[LISTING]
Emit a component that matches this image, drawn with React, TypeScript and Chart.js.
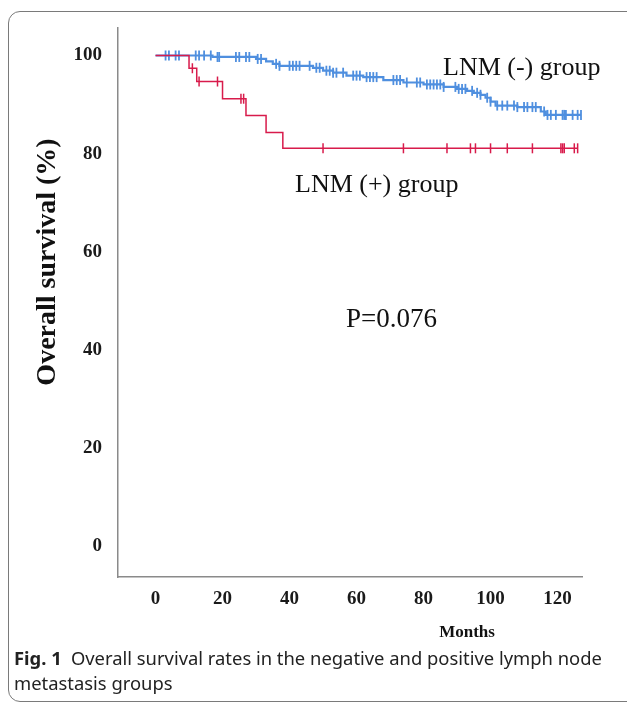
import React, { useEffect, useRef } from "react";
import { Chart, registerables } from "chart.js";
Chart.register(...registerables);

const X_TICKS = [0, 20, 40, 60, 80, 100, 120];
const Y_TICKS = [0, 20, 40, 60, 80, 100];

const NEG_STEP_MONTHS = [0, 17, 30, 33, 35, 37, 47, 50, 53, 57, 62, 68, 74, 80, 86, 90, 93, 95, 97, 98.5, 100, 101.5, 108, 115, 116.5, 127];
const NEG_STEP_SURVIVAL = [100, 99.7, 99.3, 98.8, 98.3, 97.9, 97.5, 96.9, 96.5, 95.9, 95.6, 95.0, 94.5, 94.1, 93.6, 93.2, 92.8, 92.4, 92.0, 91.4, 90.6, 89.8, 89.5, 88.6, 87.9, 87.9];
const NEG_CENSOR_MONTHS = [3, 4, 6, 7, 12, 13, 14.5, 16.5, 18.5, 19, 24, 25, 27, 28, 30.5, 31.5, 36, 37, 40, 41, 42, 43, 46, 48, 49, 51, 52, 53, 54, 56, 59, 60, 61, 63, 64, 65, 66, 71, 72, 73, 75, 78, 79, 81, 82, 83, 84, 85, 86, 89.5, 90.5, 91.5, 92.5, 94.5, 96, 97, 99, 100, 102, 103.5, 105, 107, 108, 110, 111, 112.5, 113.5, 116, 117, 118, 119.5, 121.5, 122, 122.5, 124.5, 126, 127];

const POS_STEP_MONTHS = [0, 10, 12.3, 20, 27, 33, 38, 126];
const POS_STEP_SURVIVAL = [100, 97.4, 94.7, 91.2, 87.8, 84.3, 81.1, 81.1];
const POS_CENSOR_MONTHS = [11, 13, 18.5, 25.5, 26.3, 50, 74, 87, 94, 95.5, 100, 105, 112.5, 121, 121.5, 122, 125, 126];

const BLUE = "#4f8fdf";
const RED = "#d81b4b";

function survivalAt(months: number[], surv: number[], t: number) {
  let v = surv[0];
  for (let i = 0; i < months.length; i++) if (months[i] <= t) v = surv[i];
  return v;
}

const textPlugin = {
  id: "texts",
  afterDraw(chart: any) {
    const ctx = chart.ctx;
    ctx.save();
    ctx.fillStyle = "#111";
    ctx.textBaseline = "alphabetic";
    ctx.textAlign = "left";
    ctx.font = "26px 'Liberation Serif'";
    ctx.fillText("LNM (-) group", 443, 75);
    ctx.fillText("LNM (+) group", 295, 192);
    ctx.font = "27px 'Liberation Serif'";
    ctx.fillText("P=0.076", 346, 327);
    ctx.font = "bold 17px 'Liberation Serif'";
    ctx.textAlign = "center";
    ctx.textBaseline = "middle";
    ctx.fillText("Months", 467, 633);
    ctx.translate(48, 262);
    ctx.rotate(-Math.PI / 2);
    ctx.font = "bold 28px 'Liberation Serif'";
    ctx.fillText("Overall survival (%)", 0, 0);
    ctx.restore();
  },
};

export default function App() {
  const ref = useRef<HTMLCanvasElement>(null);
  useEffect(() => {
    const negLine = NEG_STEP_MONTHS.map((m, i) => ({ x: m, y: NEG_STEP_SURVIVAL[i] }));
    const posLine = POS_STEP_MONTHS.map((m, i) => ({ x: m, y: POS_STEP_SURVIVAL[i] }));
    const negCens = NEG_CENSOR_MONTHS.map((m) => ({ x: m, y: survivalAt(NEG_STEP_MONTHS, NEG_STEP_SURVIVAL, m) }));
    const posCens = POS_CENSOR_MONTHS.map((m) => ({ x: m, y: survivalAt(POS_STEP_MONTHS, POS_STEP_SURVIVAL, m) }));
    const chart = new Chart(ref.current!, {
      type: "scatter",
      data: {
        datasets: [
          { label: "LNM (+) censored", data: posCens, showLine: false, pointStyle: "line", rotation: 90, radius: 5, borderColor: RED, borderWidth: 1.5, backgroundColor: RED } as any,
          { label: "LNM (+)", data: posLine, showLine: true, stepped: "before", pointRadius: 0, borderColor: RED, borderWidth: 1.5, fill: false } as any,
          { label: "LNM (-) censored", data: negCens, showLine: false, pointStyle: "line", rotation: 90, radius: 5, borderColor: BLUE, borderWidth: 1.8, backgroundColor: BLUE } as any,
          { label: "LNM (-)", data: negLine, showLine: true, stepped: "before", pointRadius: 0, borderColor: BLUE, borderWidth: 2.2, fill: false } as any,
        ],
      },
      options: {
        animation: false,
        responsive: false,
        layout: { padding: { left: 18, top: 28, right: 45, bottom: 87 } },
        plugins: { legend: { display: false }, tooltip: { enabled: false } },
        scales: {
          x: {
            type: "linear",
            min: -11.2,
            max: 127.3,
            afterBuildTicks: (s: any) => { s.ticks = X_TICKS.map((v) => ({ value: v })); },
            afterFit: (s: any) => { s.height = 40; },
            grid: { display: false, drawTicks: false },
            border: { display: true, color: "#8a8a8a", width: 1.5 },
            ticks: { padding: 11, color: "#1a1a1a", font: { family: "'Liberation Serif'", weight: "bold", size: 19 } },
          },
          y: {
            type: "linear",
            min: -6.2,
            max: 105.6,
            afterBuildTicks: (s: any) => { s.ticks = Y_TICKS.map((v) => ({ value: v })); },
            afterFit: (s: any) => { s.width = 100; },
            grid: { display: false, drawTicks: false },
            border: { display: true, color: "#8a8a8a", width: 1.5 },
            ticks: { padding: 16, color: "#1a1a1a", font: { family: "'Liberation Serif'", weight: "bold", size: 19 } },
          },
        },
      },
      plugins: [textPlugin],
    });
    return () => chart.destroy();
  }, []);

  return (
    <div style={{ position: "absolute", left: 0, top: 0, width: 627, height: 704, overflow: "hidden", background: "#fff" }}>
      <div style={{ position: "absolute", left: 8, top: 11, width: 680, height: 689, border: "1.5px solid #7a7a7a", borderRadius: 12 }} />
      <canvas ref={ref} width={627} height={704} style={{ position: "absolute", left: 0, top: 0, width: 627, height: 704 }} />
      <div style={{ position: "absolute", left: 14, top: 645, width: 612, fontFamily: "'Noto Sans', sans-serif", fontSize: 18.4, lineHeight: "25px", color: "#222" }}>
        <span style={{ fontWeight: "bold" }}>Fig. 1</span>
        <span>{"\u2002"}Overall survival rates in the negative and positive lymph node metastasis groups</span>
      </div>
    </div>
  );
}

---

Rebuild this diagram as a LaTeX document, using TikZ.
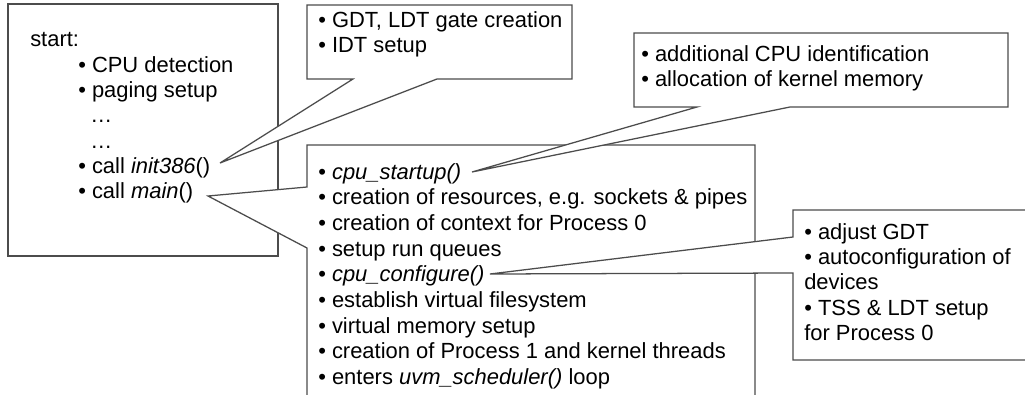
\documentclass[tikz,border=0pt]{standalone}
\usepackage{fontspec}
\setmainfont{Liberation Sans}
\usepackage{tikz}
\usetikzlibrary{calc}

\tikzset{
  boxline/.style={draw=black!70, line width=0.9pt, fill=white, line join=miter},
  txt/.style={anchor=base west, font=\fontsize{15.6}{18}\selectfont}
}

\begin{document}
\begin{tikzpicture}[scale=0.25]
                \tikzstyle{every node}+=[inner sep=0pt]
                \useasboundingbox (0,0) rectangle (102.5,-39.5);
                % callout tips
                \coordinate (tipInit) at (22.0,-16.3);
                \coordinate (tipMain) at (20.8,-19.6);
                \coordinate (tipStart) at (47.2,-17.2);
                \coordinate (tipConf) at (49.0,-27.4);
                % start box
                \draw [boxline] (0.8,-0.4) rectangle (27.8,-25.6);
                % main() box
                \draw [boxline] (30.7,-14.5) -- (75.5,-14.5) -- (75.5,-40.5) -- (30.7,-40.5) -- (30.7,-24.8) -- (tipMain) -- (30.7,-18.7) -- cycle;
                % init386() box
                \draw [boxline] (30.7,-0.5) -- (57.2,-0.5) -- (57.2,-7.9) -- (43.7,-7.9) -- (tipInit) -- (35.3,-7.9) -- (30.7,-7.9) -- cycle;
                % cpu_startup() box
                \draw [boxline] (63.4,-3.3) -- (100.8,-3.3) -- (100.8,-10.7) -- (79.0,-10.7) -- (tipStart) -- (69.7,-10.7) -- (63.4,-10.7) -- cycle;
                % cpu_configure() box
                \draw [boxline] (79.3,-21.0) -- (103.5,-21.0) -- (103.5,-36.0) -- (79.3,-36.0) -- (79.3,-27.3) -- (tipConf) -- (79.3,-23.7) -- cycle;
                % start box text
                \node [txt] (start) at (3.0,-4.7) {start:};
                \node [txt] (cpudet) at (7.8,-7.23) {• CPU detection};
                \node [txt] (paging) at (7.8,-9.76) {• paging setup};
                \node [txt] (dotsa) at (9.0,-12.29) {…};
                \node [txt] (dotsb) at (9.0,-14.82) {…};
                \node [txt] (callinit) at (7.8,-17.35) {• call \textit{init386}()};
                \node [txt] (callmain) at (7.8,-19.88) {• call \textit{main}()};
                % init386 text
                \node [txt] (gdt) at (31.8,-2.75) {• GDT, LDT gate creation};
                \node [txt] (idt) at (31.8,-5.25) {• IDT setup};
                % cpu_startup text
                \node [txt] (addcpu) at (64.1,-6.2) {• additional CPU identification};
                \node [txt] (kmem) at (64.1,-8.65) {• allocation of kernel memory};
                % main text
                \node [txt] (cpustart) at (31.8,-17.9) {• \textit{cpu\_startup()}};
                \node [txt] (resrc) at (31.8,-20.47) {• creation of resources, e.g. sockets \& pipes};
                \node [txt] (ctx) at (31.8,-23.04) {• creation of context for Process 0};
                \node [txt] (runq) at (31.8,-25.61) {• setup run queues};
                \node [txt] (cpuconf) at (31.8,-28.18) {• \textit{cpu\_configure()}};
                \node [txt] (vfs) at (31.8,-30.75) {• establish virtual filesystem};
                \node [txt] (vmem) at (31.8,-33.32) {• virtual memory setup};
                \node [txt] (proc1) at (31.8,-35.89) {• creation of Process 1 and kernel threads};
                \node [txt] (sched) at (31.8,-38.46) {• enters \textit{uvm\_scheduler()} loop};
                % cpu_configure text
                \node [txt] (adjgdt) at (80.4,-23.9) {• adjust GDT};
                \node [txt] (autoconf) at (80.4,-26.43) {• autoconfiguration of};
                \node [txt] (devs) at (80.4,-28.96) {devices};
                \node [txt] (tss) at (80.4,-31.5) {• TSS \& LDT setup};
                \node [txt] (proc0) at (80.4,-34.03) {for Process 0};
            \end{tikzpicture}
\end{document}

[GOAL] Using the data above, set down each line from the line with "Emit a component" to the line with "const Y_TICKS = [0, 20, 40, 60, 80, 100];" exactly, both ends included, and leave the pictures behind. Nothing else belongs.

[PROBLEM SOLUTION]
Emit a component that matches this image, drawn with React, TypeScript and Chart.js.
import React, { useEffect, useRef } from "react";
import { Chart, registerables } from "chart.js";
Chart.register(...registerables);

const X_TICKS = [0, 20, 40, 60, 80, 100, 120];
const Y_TICKS = [0, 20, 40, 60, 80, 100];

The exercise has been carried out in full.